East Baton Rouge Parish Metro Councilman LaMont Cole will run for election this fall to hold onto the Metro Council seat that he was appointed to in January, when he replaced Councilwoman C. Denise Marcelle.

Cole, the former president of the NAACP Baton Rouge branch, said in an announcement letter Tuesday that he has enjoyed his brief time on the council thus far.

This fall will be the first time both Cole and appointed Councilwoman Erika Green will run for public office, even though they are both essentially incumbents trying to retain their seats.

Cole has taken a quieter approach to his Metro Council seat than his outspoken predecessor, Marcelle. But he has frequently cast the same votes as other black Democrats on the Metro Council.
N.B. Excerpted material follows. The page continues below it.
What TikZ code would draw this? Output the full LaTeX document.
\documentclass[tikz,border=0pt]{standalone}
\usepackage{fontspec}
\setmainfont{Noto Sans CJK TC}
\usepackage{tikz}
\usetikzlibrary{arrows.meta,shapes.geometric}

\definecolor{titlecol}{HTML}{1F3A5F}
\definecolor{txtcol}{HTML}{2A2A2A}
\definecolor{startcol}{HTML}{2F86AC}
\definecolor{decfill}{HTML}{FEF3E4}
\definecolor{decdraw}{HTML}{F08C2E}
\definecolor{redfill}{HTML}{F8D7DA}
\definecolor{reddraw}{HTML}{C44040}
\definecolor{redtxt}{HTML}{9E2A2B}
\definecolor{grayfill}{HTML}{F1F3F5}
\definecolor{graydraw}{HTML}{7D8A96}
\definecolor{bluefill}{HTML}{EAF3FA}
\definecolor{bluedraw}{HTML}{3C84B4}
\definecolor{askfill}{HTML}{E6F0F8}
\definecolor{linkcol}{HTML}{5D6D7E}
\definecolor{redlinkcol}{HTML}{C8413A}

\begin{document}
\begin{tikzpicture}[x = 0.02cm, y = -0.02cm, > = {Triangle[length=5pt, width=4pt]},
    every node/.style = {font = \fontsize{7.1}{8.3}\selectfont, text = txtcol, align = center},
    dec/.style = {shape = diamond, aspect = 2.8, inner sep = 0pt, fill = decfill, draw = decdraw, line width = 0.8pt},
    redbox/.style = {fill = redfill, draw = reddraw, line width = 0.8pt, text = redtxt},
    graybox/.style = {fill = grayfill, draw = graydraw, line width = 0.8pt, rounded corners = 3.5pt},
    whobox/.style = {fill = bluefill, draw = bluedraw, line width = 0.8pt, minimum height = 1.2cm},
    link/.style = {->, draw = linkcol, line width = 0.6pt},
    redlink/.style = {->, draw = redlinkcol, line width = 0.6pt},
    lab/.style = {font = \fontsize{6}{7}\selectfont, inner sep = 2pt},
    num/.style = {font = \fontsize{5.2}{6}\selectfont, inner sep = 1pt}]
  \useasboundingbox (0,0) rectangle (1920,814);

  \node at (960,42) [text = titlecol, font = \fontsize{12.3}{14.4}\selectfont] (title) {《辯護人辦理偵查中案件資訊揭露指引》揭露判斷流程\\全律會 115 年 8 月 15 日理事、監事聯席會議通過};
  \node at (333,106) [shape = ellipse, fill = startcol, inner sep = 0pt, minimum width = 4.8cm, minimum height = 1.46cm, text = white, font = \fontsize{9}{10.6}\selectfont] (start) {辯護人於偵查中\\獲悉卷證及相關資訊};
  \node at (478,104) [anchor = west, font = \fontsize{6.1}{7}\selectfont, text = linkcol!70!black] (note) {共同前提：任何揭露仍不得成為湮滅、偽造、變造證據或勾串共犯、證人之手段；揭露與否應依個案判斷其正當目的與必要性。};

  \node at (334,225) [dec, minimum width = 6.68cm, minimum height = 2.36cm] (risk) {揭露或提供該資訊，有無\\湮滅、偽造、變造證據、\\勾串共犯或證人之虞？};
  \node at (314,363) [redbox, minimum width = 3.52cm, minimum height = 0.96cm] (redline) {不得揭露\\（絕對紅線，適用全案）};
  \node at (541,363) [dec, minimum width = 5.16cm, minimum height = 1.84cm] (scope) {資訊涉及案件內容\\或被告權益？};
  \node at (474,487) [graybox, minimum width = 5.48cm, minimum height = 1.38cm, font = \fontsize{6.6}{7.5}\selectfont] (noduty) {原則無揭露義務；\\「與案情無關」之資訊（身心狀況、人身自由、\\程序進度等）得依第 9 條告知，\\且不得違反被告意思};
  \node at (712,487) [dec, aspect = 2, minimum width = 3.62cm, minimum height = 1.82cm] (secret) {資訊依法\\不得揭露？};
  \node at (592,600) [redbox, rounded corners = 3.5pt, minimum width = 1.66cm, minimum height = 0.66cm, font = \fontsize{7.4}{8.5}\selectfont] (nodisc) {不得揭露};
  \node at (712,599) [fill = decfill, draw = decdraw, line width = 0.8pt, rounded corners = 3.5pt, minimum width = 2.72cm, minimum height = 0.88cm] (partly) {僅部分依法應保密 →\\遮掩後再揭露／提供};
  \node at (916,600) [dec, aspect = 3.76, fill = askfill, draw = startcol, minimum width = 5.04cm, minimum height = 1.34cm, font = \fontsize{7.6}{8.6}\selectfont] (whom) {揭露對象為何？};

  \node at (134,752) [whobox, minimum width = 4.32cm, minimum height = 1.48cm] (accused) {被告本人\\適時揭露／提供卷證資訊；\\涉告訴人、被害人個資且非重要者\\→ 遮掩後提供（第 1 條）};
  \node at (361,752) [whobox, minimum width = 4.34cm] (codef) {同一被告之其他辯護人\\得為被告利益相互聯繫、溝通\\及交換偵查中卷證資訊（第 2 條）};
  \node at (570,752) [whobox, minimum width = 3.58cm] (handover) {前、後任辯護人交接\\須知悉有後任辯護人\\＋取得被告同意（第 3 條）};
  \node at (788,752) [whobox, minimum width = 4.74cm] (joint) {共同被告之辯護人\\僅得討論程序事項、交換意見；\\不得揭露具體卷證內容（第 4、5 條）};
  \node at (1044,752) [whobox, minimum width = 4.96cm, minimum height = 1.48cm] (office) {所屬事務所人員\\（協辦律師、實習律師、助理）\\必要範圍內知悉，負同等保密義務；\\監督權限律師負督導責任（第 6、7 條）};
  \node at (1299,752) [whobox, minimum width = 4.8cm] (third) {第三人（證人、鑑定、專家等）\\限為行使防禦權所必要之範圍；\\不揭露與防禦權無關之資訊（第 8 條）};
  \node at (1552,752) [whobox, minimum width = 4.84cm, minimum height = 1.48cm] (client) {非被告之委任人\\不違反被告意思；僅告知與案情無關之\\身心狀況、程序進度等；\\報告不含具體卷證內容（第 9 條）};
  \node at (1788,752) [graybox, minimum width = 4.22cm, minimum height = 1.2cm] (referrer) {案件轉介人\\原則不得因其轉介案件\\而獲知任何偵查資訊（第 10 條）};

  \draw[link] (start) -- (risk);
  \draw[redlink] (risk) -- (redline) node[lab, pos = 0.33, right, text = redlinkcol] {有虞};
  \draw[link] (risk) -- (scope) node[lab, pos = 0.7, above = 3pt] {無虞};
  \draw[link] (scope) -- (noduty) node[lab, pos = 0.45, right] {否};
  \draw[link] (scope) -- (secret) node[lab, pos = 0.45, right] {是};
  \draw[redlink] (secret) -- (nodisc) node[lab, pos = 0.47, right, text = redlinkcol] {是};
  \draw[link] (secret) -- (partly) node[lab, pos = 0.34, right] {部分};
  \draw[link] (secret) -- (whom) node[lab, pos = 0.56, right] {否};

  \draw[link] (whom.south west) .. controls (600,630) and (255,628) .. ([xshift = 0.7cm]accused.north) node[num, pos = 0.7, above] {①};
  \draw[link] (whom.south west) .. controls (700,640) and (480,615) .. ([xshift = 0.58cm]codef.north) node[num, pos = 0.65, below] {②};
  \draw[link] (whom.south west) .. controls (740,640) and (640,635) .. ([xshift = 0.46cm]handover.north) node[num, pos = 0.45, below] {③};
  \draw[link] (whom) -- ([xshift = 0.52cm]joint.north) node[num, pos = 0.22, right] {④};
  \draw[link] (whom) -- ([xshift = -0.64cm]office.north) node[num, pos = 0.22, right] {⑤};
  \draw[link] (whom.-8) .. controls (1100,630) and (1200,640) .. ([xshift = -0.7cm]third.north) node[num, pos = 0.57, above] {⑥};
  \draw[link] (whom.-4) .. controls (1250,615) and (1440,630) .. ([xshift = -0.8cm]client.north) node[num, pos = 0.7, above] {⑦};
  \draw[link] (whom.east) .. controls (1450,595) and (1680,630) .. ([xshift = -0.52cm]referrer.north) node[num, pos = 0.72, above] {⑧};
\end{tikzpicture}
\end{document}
For example, he supported a new tax for the Council on Aging and for a ban on smoking in bars and casinos.

In addition, Cole voted to encourage hospitals to enter discussions with a proposed emergency room at Champion Medical Center in north Baton Rouge. The emergency room has hit a roadblock without funding from the state level as Gov. John Bel Edwards’ office considers other options for health care in north Baton Rouge.
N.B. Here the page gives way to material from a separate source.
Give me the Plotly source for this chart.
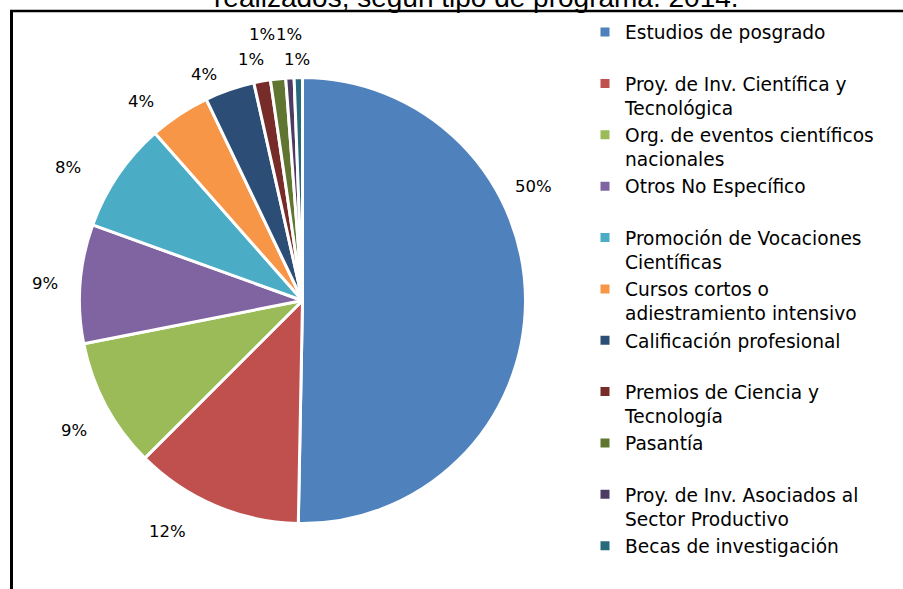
import math
import plotly.graph_objects as go

# ---- data ----
categories = [
    "Estudios de posgrado",
    "Proy. de Inv. Científica y<br>Tecnológica",
    "Org. de eventos científicos<br>nacionales",
    "Otros No Específico",
    "Promoción de Vocaciones<br>Científicas",
    "Cursos cortos o<br>adiestramiento intensivo",
    "Calificación profesional",
    "Premios de Ciencia y<br>Tecnología",
    "Pasantía",
    "Proy. de Inv. Asociados al<br>Sector Productivo",
    "Becas de investigación",
]
values = [50.3, 12.2, 9.4, 8.6, 8.0, 4.4, 3.6, 1.2, 1.1, 0.6, 0.6]
title_text = "realizados, según tipo de programa. 2014."

# ---- styles / layout ----
colors = ["#4F81BD", "#C0504D", "#9BBB59", "#8064A2", "#4BACC6", "#F79646",
          "#2C4D75", "#772C2A", "#5F7530", "#4D3B62", "#276A7C"]
# label placement (angle clockwise from 12 o'clock in degrees, radius factor)
label_place = [(63.8, 1.154), (210.4, 1.20), (240.3, 1.18), (273.8, 1.157),
               (299.5, 1.207), (320.9, 1.149), (336.5, 1.105), (348.0, 1.105),
               (351.4, 1.207), (357.2, 1.195), (358.8, 1.08)]

W, H = 903, 589
CX, CY, R = 302.5, 300.5, 223.0

legend_labels = [c if "<br>" in c else c + "<br>&nbsp;" for c in categories]

fig = go.Figure(go.Pie(
    labels=legend_labels,
    values=values,
    sort=False,
    direction="clockwise",
    rotation=0,
    textinfo="none",
    hoverinfo="label+percent",
    marker=dict(colors=colors, line=dict(color="white", width=3)),
    domain=dict(x=[(CX - R) / W, (CX + R) / W], y=[1 - (CY + R) / H, 1 - (CY - R) / H]),
))

total = sum(values)
annotations = []
for v, (ang, rf) in zip(values, label_place):
    a = math.radians(ang)
    px = CX + rf * R * math.sin(a)
    py = CY - rf * R * math.cos(a)
    annotations.append(dict(
        x=px / W, y=1 - py / H, xref="paper", yref="paper",
        text=f"{round(v / total * 100)}%", showarrow=False,
        xanchor="center", yanchor="middle",
        font=dict(family="DejaVu Sans", size=16.5, color="#000000"),
    ))
annotations.append(dict(
    x=476 / W, y=1.005, xref="paper", yref="paper", text=title_text,
    showarrow=False, xanchor="center", yanchor="middle",
    font=dict(family="Liberation Sans", size=28, color="#000000"),
))

shapes = [
    dict(type="line", xref="paper", yref="paper",
         x0=11.5 / W, x1=11.5 / W, y0=0, y1=1 - 11 / H,
         line=dict(color="black", width=3)),
    dict(type="line", xref="paper", yref="paper",
         x0=10 / W, x1=1, y0=1 - 11 / H, y1=1 - 11 / H,
         line=dict(color="black", width=2.5)),
]

fig.update_layout(
    width=W, height=H,
    margin=dict(l=0, r=0, t=0, b=0),
    paper_bgcolor="white",
    plot_bgcolor="white",
    showlegend=True,
    legend=dict(x=585 / W, y=1 - 13.5 / H, xanchor="left", yanchor="top",
                font=dict(family="DejaVu Sans", size=18.6, color="#000000"),
                valign="top", bgcolor="rgba(0,0,0,0)", borderwidth=0),
    annotations=annotations,
    shapes=shapes,
)

fig.write_html("out.html", config={"displayModeBar": False},
               post_script="document.body.style.margin='0';document.body.style.overflow='hidden';")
Health care is a main issue Cole said he would want to focus on if elected back on the council.

“I plan to put emphasis on having serious conversations about primary health care access versus emergency health care access and what each looks like,” Cole said.
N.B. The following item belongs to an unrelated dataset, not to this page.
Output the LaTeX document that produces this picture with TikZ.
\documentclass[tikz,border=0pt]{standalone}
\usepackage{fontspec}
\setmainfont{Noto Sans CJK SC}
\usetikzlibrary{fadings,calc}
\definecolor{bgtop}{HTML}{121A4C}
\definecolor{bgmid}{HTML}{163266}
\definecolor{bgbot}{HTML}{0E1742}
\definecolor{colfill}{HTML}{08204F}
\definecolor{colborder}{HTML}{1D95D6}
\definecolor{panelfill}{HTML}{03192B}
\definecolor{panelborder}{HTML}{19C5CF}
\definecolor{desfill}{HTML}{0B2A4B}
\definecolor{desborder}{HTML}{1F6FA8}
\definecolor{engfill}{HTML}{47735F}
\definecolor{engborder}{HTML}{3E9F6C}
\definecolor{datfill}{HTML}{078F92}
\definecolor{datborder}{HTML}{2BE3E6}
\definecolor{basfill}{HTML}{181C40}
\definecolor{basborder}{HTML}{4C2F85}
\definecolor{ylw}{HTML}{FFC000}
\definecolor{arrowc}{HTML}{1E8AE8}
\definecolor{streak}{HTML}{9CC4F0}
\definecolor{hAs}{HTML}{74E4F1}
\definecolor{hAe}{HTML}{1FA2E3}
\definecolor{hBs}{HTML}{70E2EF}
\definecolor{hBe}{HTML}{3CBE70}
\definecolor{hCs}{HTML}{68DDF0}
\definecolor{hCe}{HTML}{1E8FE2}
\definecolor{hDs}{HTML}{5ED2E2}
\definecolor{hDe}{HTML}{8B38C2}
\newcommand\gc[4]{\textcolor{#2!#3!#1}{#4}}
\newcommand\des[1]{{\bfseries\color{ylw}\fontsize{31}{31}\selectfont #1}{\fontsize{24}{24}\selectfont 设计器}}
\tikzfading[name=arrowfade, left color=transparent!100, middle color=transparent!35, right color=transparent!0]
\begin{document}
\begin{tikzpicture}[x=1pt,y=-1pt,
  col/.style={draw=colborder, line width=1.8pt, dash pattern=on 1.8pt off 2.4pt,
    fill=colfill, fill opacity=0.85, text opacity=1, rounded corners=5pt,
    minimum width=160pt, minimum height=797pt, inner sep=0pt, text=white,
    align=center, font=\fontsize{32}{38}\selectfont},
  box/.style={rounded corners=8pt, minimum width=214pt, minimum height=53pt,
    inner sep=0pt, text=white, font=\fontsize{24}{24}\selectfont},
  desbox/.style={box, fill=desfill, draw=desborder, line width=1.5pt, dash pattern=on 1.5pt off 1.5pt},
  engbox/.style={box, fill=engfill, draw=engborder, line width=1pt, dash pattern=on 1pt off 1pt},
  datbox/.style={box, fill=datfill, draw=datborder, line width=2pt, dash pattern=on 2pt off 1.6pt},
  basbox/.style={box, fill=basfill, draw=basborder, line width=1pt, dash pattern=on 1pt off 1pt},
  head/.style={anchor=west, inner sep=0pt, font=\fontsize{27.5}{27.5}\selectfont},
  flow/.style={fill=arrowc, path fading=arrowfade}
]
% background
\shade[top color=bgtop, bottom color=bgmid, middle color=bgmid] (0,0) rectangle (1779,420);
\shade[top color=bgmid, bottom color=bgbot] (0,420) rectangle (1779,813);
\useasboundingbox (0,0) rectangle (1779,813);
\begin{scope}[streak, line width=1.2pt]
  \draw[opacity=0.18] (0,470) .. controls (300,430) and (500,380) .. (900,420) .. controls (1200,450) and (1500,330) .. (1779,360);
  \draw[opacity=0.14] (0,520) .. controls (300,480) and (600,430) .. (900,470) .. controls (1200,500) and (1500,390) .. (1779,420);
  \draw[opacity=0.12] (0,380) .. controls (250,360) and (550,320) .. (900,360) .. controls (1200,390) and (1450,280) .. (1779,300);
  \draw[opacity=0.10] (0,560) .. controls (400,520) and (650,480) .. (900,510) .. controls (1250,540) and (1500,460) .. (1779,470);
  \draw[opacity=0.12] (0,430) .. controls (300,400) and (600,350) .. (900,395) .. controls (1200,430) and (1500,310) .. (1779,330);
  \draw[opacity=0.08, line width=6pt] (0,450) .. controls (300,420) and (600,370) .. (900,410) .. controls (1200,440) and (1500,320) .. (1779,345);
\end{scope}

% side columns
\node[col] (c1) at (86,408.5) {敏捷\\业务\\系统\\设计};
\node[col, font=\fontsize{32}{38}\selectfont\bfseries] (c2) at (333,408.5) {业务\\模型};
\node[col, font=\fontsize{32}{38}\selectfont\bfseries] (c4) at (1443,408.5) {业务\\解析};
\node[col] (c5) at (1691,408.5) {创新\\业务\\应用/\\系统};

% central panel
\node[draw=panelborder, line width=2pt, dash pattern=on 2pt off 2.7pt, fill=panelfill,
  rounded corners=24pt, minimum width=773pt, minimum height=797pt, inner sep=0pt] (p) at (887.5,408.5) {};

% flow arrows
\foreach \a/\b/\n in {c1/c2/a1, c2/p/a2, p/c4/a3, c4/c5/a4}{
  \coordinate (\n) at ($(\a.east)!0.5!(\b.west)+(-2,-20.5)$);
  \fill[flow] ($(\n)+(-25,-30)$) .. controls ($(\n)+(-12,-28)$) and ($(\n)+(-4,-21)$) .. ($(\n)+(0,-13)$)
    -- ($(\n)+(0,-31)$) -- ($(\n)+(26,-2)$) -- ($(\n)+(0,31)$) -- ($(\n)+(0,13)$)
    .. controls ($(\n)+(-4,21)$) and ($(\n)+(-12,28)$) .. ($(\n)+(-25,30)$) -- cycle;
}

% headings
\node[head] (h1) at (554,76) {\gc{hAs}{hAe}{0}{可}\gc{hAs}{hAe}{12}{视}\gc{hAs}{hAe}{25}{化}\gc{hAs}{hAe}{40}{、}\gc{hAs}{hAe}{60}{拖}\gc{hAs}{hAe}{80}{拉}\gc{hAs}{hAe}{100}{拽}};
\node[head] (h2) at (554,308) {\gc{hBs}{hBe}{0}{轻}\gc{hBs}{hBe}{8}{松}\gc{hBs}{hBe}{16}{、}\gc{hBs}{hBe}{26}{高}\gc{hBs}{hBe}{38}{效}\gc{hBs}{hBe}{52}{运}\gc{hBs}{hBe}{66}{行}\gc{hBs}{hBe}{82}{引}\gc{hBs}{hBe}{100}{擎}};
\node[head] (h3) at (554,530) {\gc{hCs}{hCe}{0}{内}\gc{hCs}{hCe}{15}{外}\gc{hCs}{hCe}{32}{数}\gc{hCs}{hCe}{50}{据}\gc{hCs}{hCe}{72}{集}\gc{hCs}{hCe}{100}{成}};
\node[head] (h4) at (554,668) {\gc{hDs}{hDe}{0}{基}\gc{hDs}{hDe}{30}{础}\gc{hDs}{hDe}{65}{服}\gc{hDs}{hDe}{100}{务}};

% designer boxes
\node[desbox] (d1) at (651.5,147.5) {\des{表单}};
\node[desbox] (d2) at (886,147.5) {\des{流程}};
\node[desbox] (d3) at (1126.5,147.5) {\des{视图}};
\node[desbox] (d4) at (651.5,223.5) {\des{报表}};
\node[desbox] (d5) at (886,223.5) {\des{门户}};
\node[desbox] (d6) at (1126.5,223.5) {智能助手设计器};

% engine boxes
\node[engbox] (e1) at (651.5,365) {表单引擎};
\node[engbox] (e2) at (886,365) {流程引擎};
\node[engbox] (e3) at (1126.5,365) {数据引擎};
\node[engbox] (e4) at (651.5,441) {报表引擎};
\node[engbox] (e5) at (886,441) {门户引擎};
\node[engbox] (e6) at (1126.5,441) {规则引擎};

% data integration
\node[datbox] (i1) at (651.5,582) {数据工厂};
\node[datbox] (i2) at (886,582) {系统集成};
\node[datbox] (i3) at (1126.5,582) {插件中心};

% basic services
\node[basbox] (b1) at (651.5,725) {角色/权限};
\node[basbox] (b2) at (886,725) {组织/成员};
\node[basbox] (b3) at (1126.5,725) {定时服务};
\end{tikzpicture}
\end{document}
He said he also wants to pursue more crime prevention, push for equitable infrastructure throughout the city-parish and improve economic development.

Cole has been the principal of several Baton Rouge schools, and he said supporting high quality public education is another of his goals if he’s elected. However, the Metro Council has little to no control over Baton Rouge schools.

Before asking the Metro Council to appoint Cole to her seat, Marcelle originally said she wanted her successor to be Isaiah Marshall, the former chairman of the Capital Area Transit System. But council members worried about Marshall’s controversial background with the board, in which he did not report for two months that a board member was wiring agency money to pay personal bills.

Marcelle changed course and appointed a group of local leaders to vet her top choices. They agreed on Cole, and the council appointed him to the seat in January once Marcelle was elected to the Louisiana Legislature.